======== STORED RECORDS
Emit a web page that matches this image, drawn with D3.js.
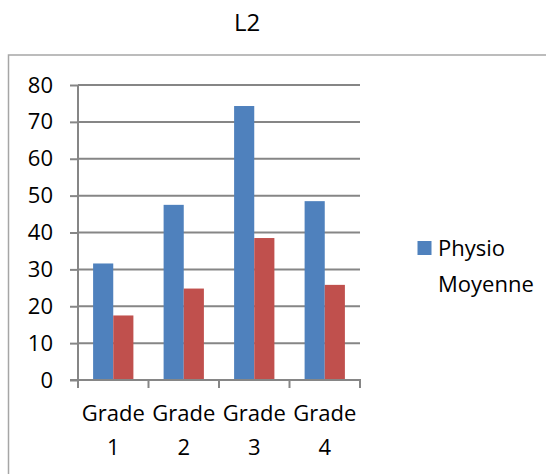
<!DOCTYPE html>
<html>
<head>
<meta charset="utf-8">
<script src="https://cdn.jsdelivr.net/npm/d3@7"></script>
<style>
  html, body { margin: 0; padding: 0; background: #fff; }
  svg { display: block; font-family: "Open Sans", "Noto Sans", sans-serif; }
</style>
</head>
<body>
<svg id="chart" width="546" height="474"></svg>
<script>
// Chart data
const title = "L2";
const categories = [["Grade", "1"], ["Grade", "2"], ["Grade", "3"], ["Grade", "4"]];
const seriesNames = ["Physio Moyenne", "Autre"];
const physio = [31.6, 47.5, 74.3, 48.5];
const moyenne = [17.5, 24.8, 38.5, 25.8];
const yTicks = [0, 10, 20, 30, 40, 50, 60, 70, 80];
const colors = ["#4F81BD", "#C0504D"];

const FONT = 22;
const svg = d3.select("#chart");

// Outer chart frame
svg.append("rect")
  .attr("x", 8.5).attr("y", 55)
  .attr("width", 600).attr("height", 500)
  .attr("fill", "none").attr("stroke", "#a6a6a6").attr("stroke-width", 1.5);

// Title
svg.append("text")
  .attr("x", 247).attr("y", 31)
  .attr("text-anchor", "middle")
  .attr("font-size", 24)
  .attr("fill", "#000")
  .text(title);

const plot = { left: 78, right: 360, top: 85, bottom: 380 };

const x = d3.scaleBand()
  .domain(d3.range(categories.length))
  .range([plot.left, plot.right])
  .paddingInner(0).paddingOuter(0);

const y = d3.scaleLinear().domain([0, 80]).range([plot.bottom, plot.top]);

// Gridlines
svg.append("g")
  .selectAll("line")
  .data(yTicks.filter(d => d > 0))
  .join("line")
  .attr("x1", plot.left).attr("x2", plot.right)
  .attr("y1", d => y(d)).attr("y2", d => y(d))
  .attr("stroke", "#868686").attr("stroke-width", 2);

// Bars: each group uses Excel-style 150% gap width
const groupWidth = x.bandwidth() * 2 / 3.5;
const barWidth = groupWidth / 2;
const series = [physio, moyenne];
series.forEach((vals, si) => {
  svg.append("g")
    .selectAll("rect")
    .data(vals)
    .join("rect")
    .attr("x", (d, i) => x(i) + (x.bandwidth() - groupWidth) / 2 + si * barWidth)
    .attr("y", d => y(d))
    .attr("width", barWidth)
    .attr("height", d => plot.bottom - y(d))
    .attr("fill", colors[si]);
});

// Y axis
const yAxis = svg.append("g")
  .attr("transform", `translate(${plot.left},0)`)
  .call(d3.axisLeft(y).tickValues(yTicks).tickSize(8).tickPadding(17).tickFormat(d3.format("d")));
yAxis.select(".domain").attr("stroke", "#868686").attr("stroke-width", 2).attr("d", `M0,${plot.top}V${plot.bottom}`);
yAxis.selectAll(".tick line").attr("stroke", "#868686").attr("stroke-width", 2);
yAxis.selectAll(".tick text").attr("font-size", FONT).attr("fill", "#000")
  .attr("font-family", "'Open Sans', sans-serif");

// X axis with category boundary ticks
const xAxisG = svg.append("g");
xAxisG.append("line")
  .attr("x1", plot.left - 8).attr("x2", plot.right + 1)
  .attr("y1", plot.bottom).attr("y2", plot.bottom)
  .attr("stroke", "#868686").attr("stroke-width", 2);
const bounds = d3.range(categories.length + 1).map(i => i < categories.length ? x(i) : plot.right);
xAxisG.selectAll("line.tick")
  .data(bounds)
  .join("line")
  .attr("class", "tick")
  .attr("x1", d => d).attr("x2", d => d)
  .attr("y1", plot.bottom).attr("y2", plot.bottom + 8)
  .attr("stroke", "#868686").attr("stroke-width", 2);

const catLabels = xAxisG.selectAll("text.cat")
  .data(categories)
  .join("text")
  .attr("class", "cat")
  .attr("text-anchor", "middle")
  .attr("font-size", FONT)
  .attr("fill", "#000");
catLabels.each(function (lines, i) {
  const t = d3.select(this);
  lines.forEach((ln, k) => {
    t.append("tspan")
      .attr("x", x(i) + x.bandwidth() / 2)
      .attr("y", 421 + k * 34)
      .text(ln);
  });
});

// Legend
const legend = svg.append("g");
legend.append("rect")
  .attr("x", 417.5).attr("y", 241)
  .attr("width", 14).attr("height", 14)
  .attr("fill", colors[0]);
const legendText = legend.append("text")
  .attr("font-size", FONT).attr("fill", "#000");
seriesNames[0].split(" ").forEach((w, k) => {
  legendText.append("tspan").attr("x", 438).attr("y", 256 + k * 36).text(w);
});
</script>
</body>
</html>
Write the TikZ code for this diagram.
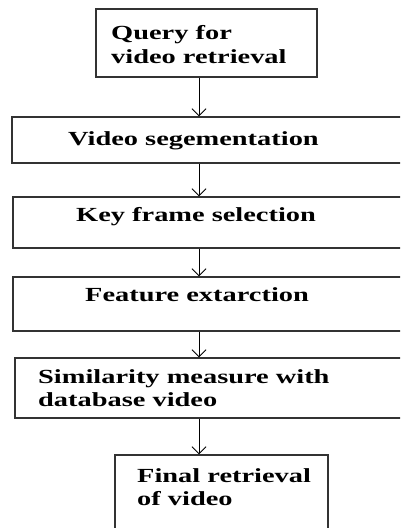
\documentclass[tikz,border=0pt]{standalone}
\usepackage{fontspec}
\setmainfont{Liberation Serif}[FakeStretch=1.42]
\usetikzlibrary{arrows.meta}
\begin{document}
\begin{tikzpicture}[x=1pt,y=-1pt,
  box/.style={draw=black!80, line width=1.3pt, inner sep=0pt},
  lbl/.style={anchor=base west, inner sep=0pt, font=\fontsize{20}{23}\selectfont\bfseries},
  arr/.style={draw=black, line width=0.9pt, -{Straight Barb[length=7pt,width=14pt,line width=0.9pt]}}]
\useasboundingbox (0,0) rectangle (400,528);
\clip (0,0) rectangle (400,528);
\fill[white] (0,0) rectangle (400,528);
\coordinate (ax) at (199,0);
\node[box, minimum width=221pt, minimum height=68pt] (b1) at (206.5,43) {};
\node[box, minimum width=408pt, minimum height=46pt] (b2) at (216,140) {};
\node[box, minimum width=407pt, minimum height=51pt] (b3) at (216.5,222.5) {};
\node[box, minimum width=407pt, minimum height=54pt] (b4) at (216.5,304) {};
\node[box, minimum width=405pt, minimum height=60pt] (b5) at (217.5,388) {};
\node[box, minimum width=213pt, minimum height=85pt] (b6) at (221.5,497.5) {};
\node[lbl] (t1a) at (111,39) {Query for};
\node[lbl] (t1b) at (111,63) {video retrieval};
\node[lbl] (t2) at (68,145) {Video segementation};
\node[lbl] (t3) at (76,221) {Key frame selection};
\node[lbl] (t4) at (85,301) {Feature extarction};
\node[lbl] (t5a) at (38,383) {Similarity measure with};
\node[lbl] (t5b) at (38,406) {database video};
\node[lbl] (t6a) at (137,482) {Final retrieval};
\node[lbl] (t6b) at (137,505) {of video};
\draw[arr] (b1.south -| ax) -- (b2.north -| ax);
\draw[arr] (b2.south -| ax) -- (b3.north -| ax);
\draw[arr] (b3.south -| ax) -- (b4.north -| ax);
\draw[arr] (b4.south -| ax) -- (b5.north -| ax);
\draw[arr] (b5.south -| ax) -- (b6.north -| ax);
\end{tikzpicture}
\end{document}
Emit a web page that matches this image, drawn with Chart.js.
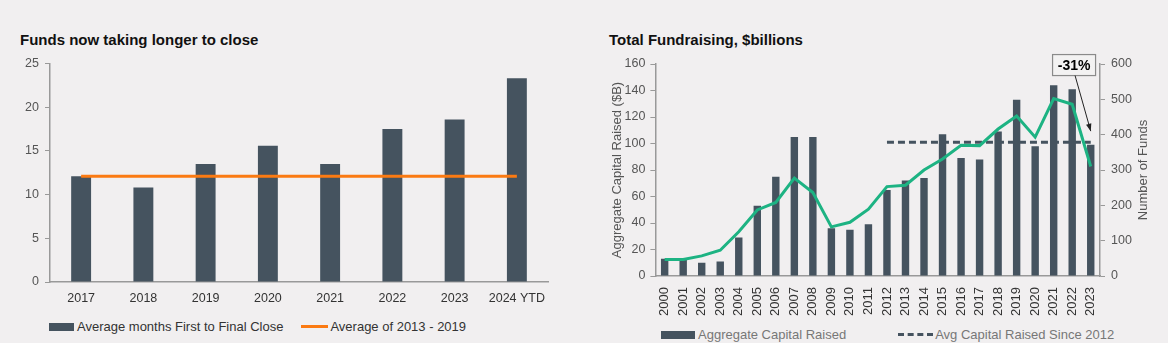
<!DOCTYPE html>
<html>
<head>
<meta charset="utf-8">
<script src="https://cdn.jsdelivr.net/npm/chart.js@4"></script>
<style>
  body { margin: 0; background: #f1eff0; font-family: 'Liberation Sans', Arial, sans-serif; }
  #wrap { position: relative; width: 1168px; height: 343px; overflow: hidden; }
  .title { position: absolute; font-weight: bold; font-size: 15px; color: #111; }
  .cv { position: absolute; }
  .leg { position: absolute; font-size: 13px; display: flex; align-items: center; white-space: nowrap; }
  .box { display: inline-block; height: 8px; background: #45535f; margin-right: 3px; }
</style>
</head>
<body>
<div id="wrap">
  <div class="title" style="left:20px; top:31px;">Funds now taking longer to close</div>
  <div class="title" style="left:609px; top:31px;">Total Fundraising, $billions</div>
  <div class="cv" style="left:0; top:50px; width:580px; height:260px;"><canvas id="leftChart"></canvas></div>
  <div class="cv" style="left:600px; top:50px; width:568px; height:270px;"><canvas id="rightChart"></canvas></div>

  <div class="leg" style="left:49px; top:319px; color:#333;">
    <span class="box" style="width:25px;"></span>Average months First to Final Close
    <span style="display:inline-block; width:27px; height:3px; background:#fb7a12; margin:0 2px 0 18px;"></span>Average of 2013 - 2019
  </div>
  <div class="leg" style="left:661px; top:327px; color:#777;">
    <span class="box" style="width:34px;"></span>Aggregate Capital Raised
    <span style="display:inline-block; width:35px; height:0; border-top:3px dashed #45535f; margin:0 2px 0 52px;"></span>Avg Capital Raised Since 2012
  </div>
</div>
<script>
// left chart data
var yearsLeft = ['2017', '2018', '2019', '2020', '2021', '2022', '2023', '2024 YTD'];
var monthsToClose = [12.1, 10.8, 13.5, 15.6, 13.5, 17.5, 18.6, 23.3];
var avg2013to2019 = [12.1, 12.1, 12.1, 12.1, 12.1, 12.1, 12.1, 12.1];

// right chart data
var yearsRight = ['2000', '2001', '2002', '2003', '2004', '2005', '2006', '2007', '2008', '2009', '2010', '2011',
    '2012', '2013', '2014', '2015', '2016', '2017', '2018', '2019', '2020', '2021', '2022', '2023'];
var capitalRaised = [13, 12, 10, 11, 29, 53, 75, 105, 105, 36, 35, 39,
    65, 72, 74, 107, 89, 88, 109, 133, 98, 144, 141, 99];
var numberOfFunds = [47, 47, 57, 73, 125, 187, 208, 277, 236, 139, 152, 189,
    253, 257, 300, 331, 370, 369, 416, 453, 393, 502, 486, 310];
var avgSince2012 = [null, null, null, null, null, null, null, null, null, null, null, null,
    101, 101, 101, 101, 101, 101, 101, 101, 101, 101, 101, 101];
var changeLabel = '-31%';

var barColor = '#45535f';
var fontFam = "'Liberation Sans', Arial, sans-serif";

Chart.defaults.font.family = fontFam;
Chart.defaults.color = '#444';

var ctx = document.getElementById('leftChart');
var leftChart = new Chart(ctx, {
    type: 'bar',
    data: {
        labels: yearsLeft,
        datasets: [{
            type: 'line',
            label: 'Average of 2013 - 2019',
            data: avg2013to2019,
            borderColor: '#fb7a12',
            borderWidth: 3,
            pointRadius: 0,
            order: 0
        }, {
            label: 'Average months First to Final Close',
            data: monthsToClose,
            backgroundColor: barColor,
            categoryPercentage: 1,
            barPercentage: 0.32,
            order: 1
        }]
    },
    options: {
        responsive: true,
        maintainAspectRatio: false,
        animation: false,
        layout: { padding: { top: 12, right: 32, left: 0, bottom: 0 } },
        plugins: { legend: { display: false }, tooltip: { enabled: false } },
        scales: {
            x: {
                grid: { display: false },
                border: { color: '#999', width: 1.5 },
                ticks: { font: { size: 12.5 }, color: '#333', padding: 1, maxRotation: 0, minRotation: 0, autoSkip: false },
                afterFit: function (s) { s.height = 28; }
            },
            y: {
                min: 0, max: 25,
                ticks: { stepSize: 5, font: { size: 12.5 }, color: '#555', padding: 6 },
                grid: { drawOnChartArea: false, tickLength: 5, color: '#999' },
                border: { color: '#999', width: 1.5 },
                afterFit: function (s) { s.width = 50; }
            }
        }
    }
});

// annotation box with arrow, plus right axis title (reads bottom to top)
var annotate = {
    id: 'annotate',
    afterDatasetsDraw: function (chart) {
        var c = chart.ctx;
        var x = chart.scales.x, yR = chart.scales.y1;
        var cx = x.getPixelForValue(22.1);
        var cy = yR.getPixelForValue(597);
        var w = 43, h = 21;
        c.save();
        c.fillStyle = '#f3f2f2';
        c.strokeStyle = '#8a8a8a';
        c.lineWidth = 1.2;
        c.fillRect(cx - w / 2, cy - h / 2, w, h);
        c.strokeRect(cx - w / 2, cy - h / 2, w, h);
        c.fillStyle = '#000';
        c.font = 'bold 14px ' + fontFam;
        c.textAlign = 'center';
        c.textBaseline = 'middle';
        c.fillText(changeLabel, cx, cy + 1);
        // arrow
        var sx = cx + 1, sy = cy + h / 2;
        var ex = x.getPixelForValue(23), ey = yR.getPixelForValue(410);
        c.strokeStyle = '#222';
        c.lineWidth = 1;
        c.beginPath();
        c.moveTo(sx, sy);
        c.lineTo(ex, ey);
        c.stroke();
        var ang = Math.atan2(ey - sy, ex - sx);
        c.fillStyle = '#222';
        c.beginPath();
        c.moveTo(ex, ey);
        c.lineTo(ex - 8 * Math.cos(ang - 0.35), ey - 8 * Math.sin(ang - 0.35));
        c.lineTo(ex - 8 * Math.cos(ang + 0.35), ey - 8 * Math.sin(ang + 0.35));
        c.closePath();
        c.fill();
        // right title
        c.translate(chart.width - 25, (chart.chartArea.top + chart.chartArea.bottom) / 2);
        c.rotate(-Math.PI / 2);
        c.fillStyle = '#555';
        c.font = '13px ' + fontFam;
        c.fillText('Number of Funds', 0, 0);
        c.restore();
    }
};

var ctb = document.getElementById('rightChart');
var rightChart = new Chart(ctb, {
    type: 'bar',
    data: {
        labels: yearsRight,
        datasets: [{
            type: 'line',
            label: 'Number of Funds',
            data: numberOfFunds,
            yAxisID: 'y1',
            borderColor: '#1db383',
            borderWidth: 3,
            pointRadius: 0,
            tension: 0,
            order: 0
        }, {
            type: 'line',
            label: 'Avg Capital Raised Since 2012',
            data: avgSince2012,
            yAxisID: 'y',
            borderColor: '#45535f',
            borderWidth: 3,
            borderDash: [7, 4],
            pointRadius: 0,
            order: 1
        }, {
            label: 'Aggregate Capital Raised',
            data: capitalRaised,
            yAxisID: 'y',
            backgroundColor: barColor,
            categoryPercentage: 1,
            barPercentage: 0.4,
            order: 2
        }]
    },
    options: {
        responsive: true,
        maintainAspectRatio: false,
        animation: false,
        layout: { padding: { top: 14, right: 0, left: 0, bottom: 0 } },
        plugins: { legend: { display: false }, tooltip: { enabled: false } },
        scales: {
            x: {
                grid: { display: false },
                border: { color: '#999', width: 1.5 },
                ticks: { font: { size: 13 }, color: '#333', minRotation: 90, maxRotation: 90, padding: 3, autoSkip: false },
                afterFit: function (s) { s.height = 44; }
            },
            y: {
                position: 'left',
                min: 0, max: 160,
                ticks: { stepSize: 20, font: { size: 12.5 }, color: '#555', padding: 5 },
                grid: { drawOnChartArea: false, tickLength: 5, color: '#999' },
                border: { color: '#999', width: 1.5 },
                title: { display: true, text: 'Aggregate Capital Raised ($B)', font: { size: 13 }, color: '#555', padding: { top: 10, bottom: 2 } },
                afterFit: function (s) { s.width = 55.4; }
            },
            y1: {
                position: 'right',
                min: 0, max: 600,
                ticks: { stepSize: 100, font: { size: 12.5 }, color: '#555', padding: 6 },
                grid: { drawOnChartArea: false, tickLength: 5, color: '#999' },
                border: { color: '#999', width: 1.5 },
                afterFit: function (s) { s.width = 68; }
            }
        }
    },
    plugins: [annotate]
});
</script>
</body>
</html>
================
> _WORK INSTRUCTIONS_
Leave the pictures out and please restate exactly the lines running from the start of the material through the one with "85, bottom: 380".

> _ANSWER TO THE PROBLEM_
Emit a web page that matches this image, drawn with D3.js.
<!DOCTYPE html>
<html>
<head>
<meta charset="utf-8">
<script src="https://cdn.jsdelivr.net/npm/d3@7"></script>
<style>
  html, body { margin: 0; padding: 0; background: #fff; }
  svg { display: block; font-family: "Open Sans", "Noto Sans", sans-serif; }
</style>
</head>
<body>
<svg id="chart" width="546" height="474"></svg>
<script>
// Chart data
const title = "L2";
const categories = [["Grade", "1"], ["Grade", "2"], ["Grade", "3"], ["Grade", "4"]];
const seriesNames = ["Physio Moyenne", "Autre"];
const physio = [31.6, 47.5, 74.3, 48.5];
const moyenne = [17.5, 24.8, 38.5, 25.8];
const yTicks = [0, 10, 20, 30, 40, 50, 60, 70, 80];
const colors = ["#4F81BD", "#C0504D"];

const FONT = 22;
const svg = d3.select("#chart");

// Outer chart frame
svg.append("rect")
  .attr("x", 8.5).attr("y", 55)
  .attr("width", 600).attr("height", 500)
  .attr("fill", "none").attr("stroke", "#a6a6a6").attr("stroke-width", 1.5);

// Title
svg.append("text")
  .attr("x", 247).attr("y", 31)
  .attr("text-anchor", "middle")
  .attr("font-size", 24)
  .attr("fill", "#000")
  .text(title);

const plot = { left: 78, right: 360, top: 85, bottom: 380 };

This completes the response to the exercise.